BEGIN Collected material

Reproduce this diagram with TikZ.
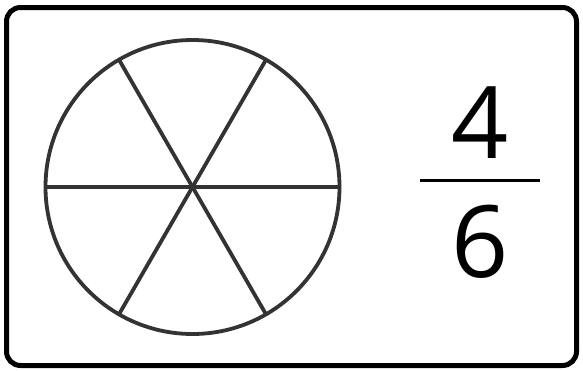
\documentclass[tikz,border=0pt]{standalone}
\usepackage{fontspec}
\setmainfont{Open Sans}
\begin{document}
\begin{tikzpicture}[x=1pt,y=-1pt,
  pie/.style={draw=black!80,line width=3.8pt},
  digit/.style={font=\fontsize{100}{100}\selectfont,inner sep=0pt,text=black}]
\useasboundingbox (0,0) rectangle (583,370);
\draw[line width=5pt,rounded corners=14pt] (6.5,7.5) rectangle (576.5,365.5);
\coordinate (c) at (192.5,187);
\draw[pie] (c) circle[radius=147];
\draw[pie] (c) ++(0:147) coordinate (e0) -- (c) -- ++(180:147);
\draw[pie] (c) ++(60:147) -- (c) -- ++(240:147);
\draw[pie] (c) ++(120:147) -- (c) -- ++(300:147);
\node[digit,anchor=base] (n) at (480,158) {4};
\node[digit,anchor=base] (d) at (480,277) {6};
\coordinate (l1) at (420,180.5);
\coordinate (l2) at (540,180.5);
\draw[line width=3pt,black] (l1) -- (l2);
\end{tikzpicture}
\end{document}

END Collected material

* Task requirements: Write the material out again exactly as it appears, dropping the pictures.

* Solution to the problem:
Reproduce this diagram with TikZ.
\documentclass[tikz,border=0pt]{standalone}
\usepackage{fontspec}
\setmainfont{Open Sans}
\begin{document}
\begin{tikzpicture}[x=1pt,y=-1pt,
  pie/.style={draw=black!80,line width=3.8pt},
  digit/.style={font=\fontsize{100}{100}\selectfont,inner sep=0pt,text=black}]
\useasboundingbox (0,0) rectangle (583,370);
\draw[line width=5pt,rounded corners=14pt] (6.5,7.5) rectangle (576.5,365.5);
\coordinate (c) at (192.5,187);
\draw[pie] (c) circle[radius=147];
\draw[pie] (c) ++(0:147) coordinate (e0) -- (c) -- ++(180:147);
\draw[pie] (c) ++(60:147) -- (c) -- ++(240:147);
\draw[pie] (c) ++(120:147) -- (c) -- ++(300:147);
\node[digit,anchor=base] (n) at (480,158) {4};
\node[digit,anchor=base] (d) at (480,277) {6};
\coordinate (l1) at (420,180.5);
\coordinate (l2) at (540,180.5);
\draw[line width=3pt,black] (l1) -- (l2);
\end{tikzpicture}
\end{document}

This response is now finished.